The replicative activity of the recombinant viruses in chicken embryos was compared to that of the modified H7N9 LAIV virus encoding truncated to 126 residues NS1 protein, which was characterized earlier [17]. Most of the chimeric influenza viruses replicated efficiently in eggs, except FluCoVac-79 variant (Table 2). It is likely that this combination of the RBD cassette and the TAATG linking region interfered with the infectious activity of the chimeric virus. Interestingly, the same RBD cassette with SP, TMD and CPD inserted via the P2A self-cleavage site had no negative effect on the growth properties of the recombinant virus; in fact, this variant, FluCoVac-72, replicated better in eggs than the control LAIV NS₁₂₆ vector virus (Table 2).

Serial passaging of the rescued LAIV/RBD variants revealed high level of genetic stability of all but one recombinant virus (Table 2). Strikingly, the only variant that encoded the full-length NEP following the RBD cassette and the T2A autocleavage site (FluCoVac-41) was unstable and the insert was not detected in the virus after six passages in eggs. However, more research is needed to elucidate the exact genetic mechanisms underlying this phenomenon.

The expression of correctly folded RBD protein in MDCK cells infected with experimental vaccine strains was evaluated by sandwich ELISA of cell lysates. The productive infection of the cell with each recombinant virus was confirmed by hemagglutination assay of cell supernatants, as well by the detection of cytopathic effect in each virus-infected well. Unexpectedly, the expression of high levels of RBD protein was detected only in cells infected with two variants with RBD insertions into the influenza HA molecule – FluCoVac-19 and FluCoVac-20 (Fig. 3). No significant expression of the RBD was detected in MDCK cells infected with any of the recombinant viruses with insertions into the NS1 ORF, indicating that synthesis of the RBD protein from the NS1 open reading frame does not result in proper folding of the target antigen within the infected cell (Fig. 3).

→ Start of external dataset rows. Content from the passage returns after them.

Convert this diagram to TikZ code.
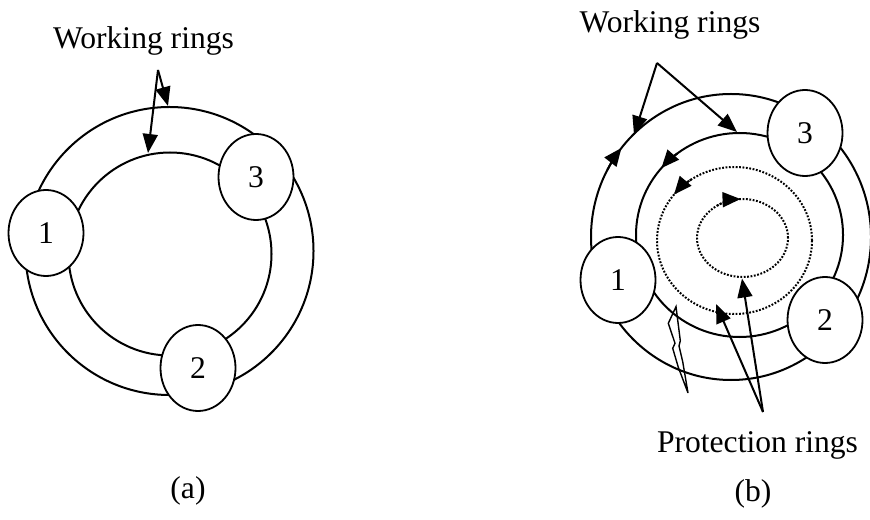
\documentclass[tikz,border=0pt]{standalone}
\usepackage{fontspec}
\setmainfont{Liberation Serif}
\usetikzlibrary{arrows.meta, positioning, shapes.geometric}

\begin{document}
\begin{tikzpicture}[
    x=0.5pt, y=0.5pt,
    font=\fontsize{15.8}{19}\selectfont,
    station/.style = {ellipse, draw, line width=0.9pt, fill=white,
                      minimum width=37.5pt, minimum height=43pt, inner sep=0pt},
    ring/.style    = {line width=1pt},
    pring/.style   = {line width=1pt, dash pattern=on 0.9pt off 0.8pt},
    link/.style    = {-{Triangle[length=9.5pt, width=7.5pt]}, line width=1pt},
    dirtip/.style  = {-{Triangle[length=9pt, width=7.5pt]}},
    caption/.style = {anchor=base, inner sep=0pt},
]
\useasboundingbox (0,0) rectangle (870,519);

% (a) working rings only
\coordinate (ca-out) at (169.5,268);
\coordinate (ca-in)  at (170,265);
\draw[ring] (ca-out) ellipse [x radius=144, y radius=144];
\draw[ring] (ca-in)  ellipse [x radius=101.5, y radius=101.5];

\node[station] (a1) at (46,286)  {1};
\node[station] (a3) at (256,342) {3};
\node[station] (a2) at (198,151) {2};

\node[caption] (wa) at (143.5,470) {Working rings};
\coordinate (wa-apex)  at (158,449);
\coordinate (wa-outer) at (168,413);
\coordinate (wa-inner) at (148,366);
\draw[link] (wa-apex) -- (wa-outer);
\draw[link] (wa-apex) -- (wa-inner);

\node[caption] (capa) at (188,21) {(a)};

% (b) working and protection rings
\coordinate (cb-out)  at (731,282);
\coordinate (cb-in)   at (739.5,284);
\coordinate (cb-pout) at (734.5,278.5);
\coordinate (cb-pin)  at (742.5,281);
\draw[ring]  (cb-out)  ellipse [x radius=140, y radius=143];
\draw[ring]  (cb-in)   ellipse [x radius=103.5, y radius=102];
\draw[pring] (cb-pout) ellipse [x radius=77.5, y radius=73.5];
\draw[pring] (cb-pin)  ellipse [x radius=45.5, y radius=39];

% direction of each ring
\draw[ring, dirtip]  (cb-out)  ++(152:140 and 143)  arc[start angle=152, end angle=141.5, x radius=140, y radius=143];
\draw[ring, dirtip]  (cb-in)   ++(127:103.5 and 102) arc[start angle=127, end angle=139, x radius=103.5, y radius=102];
\draw[pring, dirtip] (cb-pout) ++(124:77.5 and 73.5) arc[start angle=124, end angle=141.3, x radius=77.5, y radius=73.5];
\draw[pring, dirtip] (cb-pin)  ++(124:45.5 and 39)   arc[start angle=124, end angle=92.5, x radius=45.5, y radius=39];

% link failure
\draw[line width=0.7pt] (676,212.3) -- (668.3,195.7) -- (675,175.7) -- (672.7,170.7)
    -- (678.3,151.7) -- (688,126) -- (682.7,157.3) -- (679,173) -- (680.3,178.3) -- cycle;

\node[station] (b3) at (805,386) {3};
\node[station] (b1) at (618,239) {1};
\node[station] (b2) at (825,199) {2};

\node[caption] (wb) at (670,486) {Working rings};
\coordinate (wb-apex)  at (657,456);
\coordinate (wb-outer) at (634,384);
\coordinate (wb-inner) at (737,387);
\draw[link] (wb-apex) -- (wb-outer);
\draw[link] (wb-apex) -- (wb-inner);

\node[caption] (pb) at (757.5,67) {Protection rings};
\coordinate (pb-apex)  at (763,107);
\coordinate (pb-outer) at (716,215);
\coordinate (pb-inner) at (742,240.5);
\draw[link] (pb-apex) -- (pb-outer);
\draw[link] (pb-apex) -- (pb-inner);

\node[caption] (capb) at (753,18) {(b)};

\end{tikzpicture}
\end{document}
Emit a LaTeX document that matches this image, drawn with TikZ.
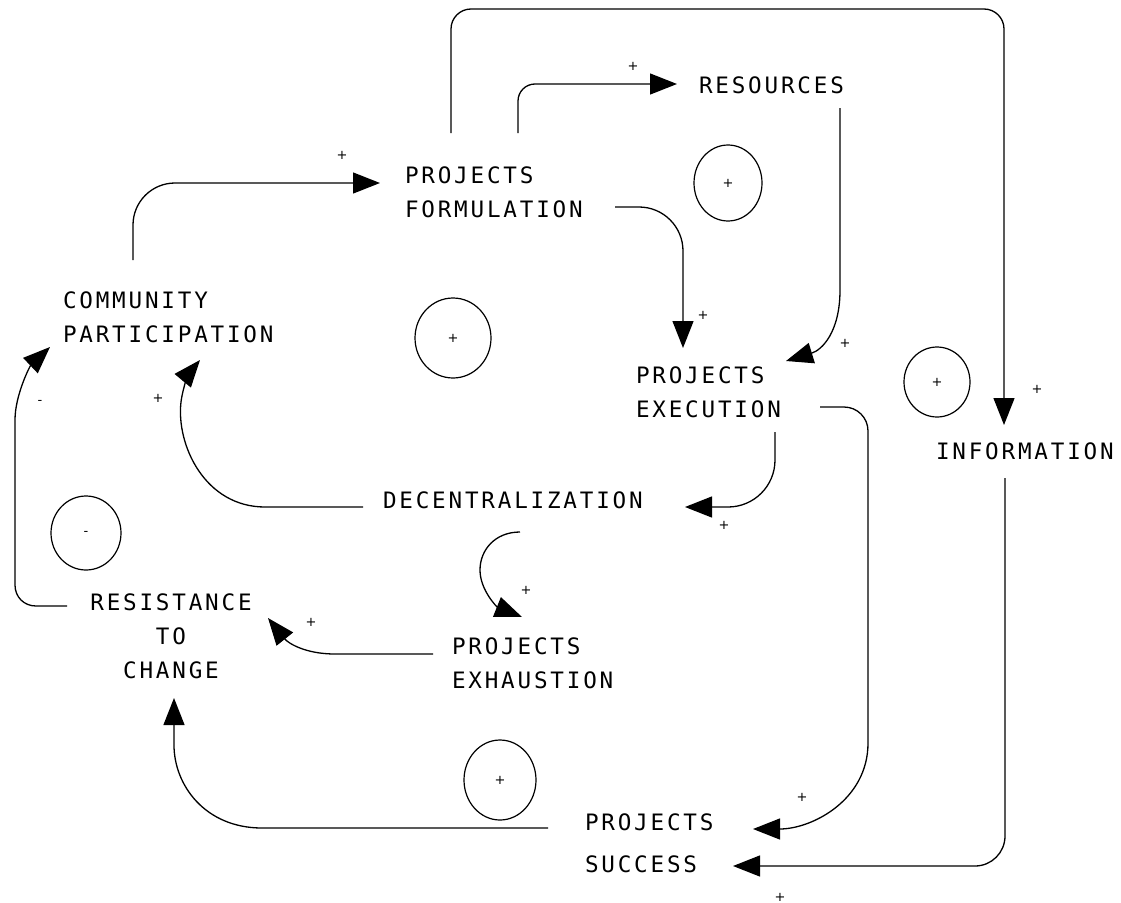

Since RBD fragments inserted into HA molecule of influenza virus are supposed to be exposed on the surface of the virion, we conducted Western blot analyses of the sucrose gradient-purified viruses FluCoVac-19 and FluCoVac-20, using a polyclonal anti-RBD rabbit antibody and a mouse hyperimmune sera raised to the recombinant H7 HA protein expressed in insect cells. The H7N9 LAIV vector, as well as recombinant RBD protein, were used as control antigens in this assay. As shown in Fig. 4A, three apparent bands reacting with anti-RBD antibodies were observed in the FluCoVac-19 virus, suggesting the presence of RBD antigen in complex with the monomeric, dimeric and trimeric influenza HA molecules. The recombinant RBD protein used as a positive control in this study was also detected by anti-RBD antibodies in monomeric and multimeric forms, each monomer with expected size about 35 kDA (rhombus at Fig. 4A). Unexpectedly, no anti-RBD antibody binding was detected in the case of the FluCoVac-20 variant (Fig. 4A), whereas clear RBD expression was noted when MDCK cells were infected with this virus (Fig. 3). The absence of the RBD fragment within the HA molecule of FluCoVac-20 was confirmed by Western blot with anti-H7 antibody: the HA bands in various forms in this variant were identical to the H7N9 LAIV control virus, whereas corresponding bands of the FluCoVac-19 virus appeared at higher molecular weight, confirming the presence of an additional fragment within this antigen (Fig. 4B). Since FluCoVac-20 encoded the RBD fragment within the chimeric HA gene, which was confirmed by Sanger sequencing of the purified virus material, and expressed significant quantities of RBD within infected MDCK cells, most likely that the RBD fragment in this virus is subjected to proteolytic cleavage post-translationally and is not exposed on the surface of the virion.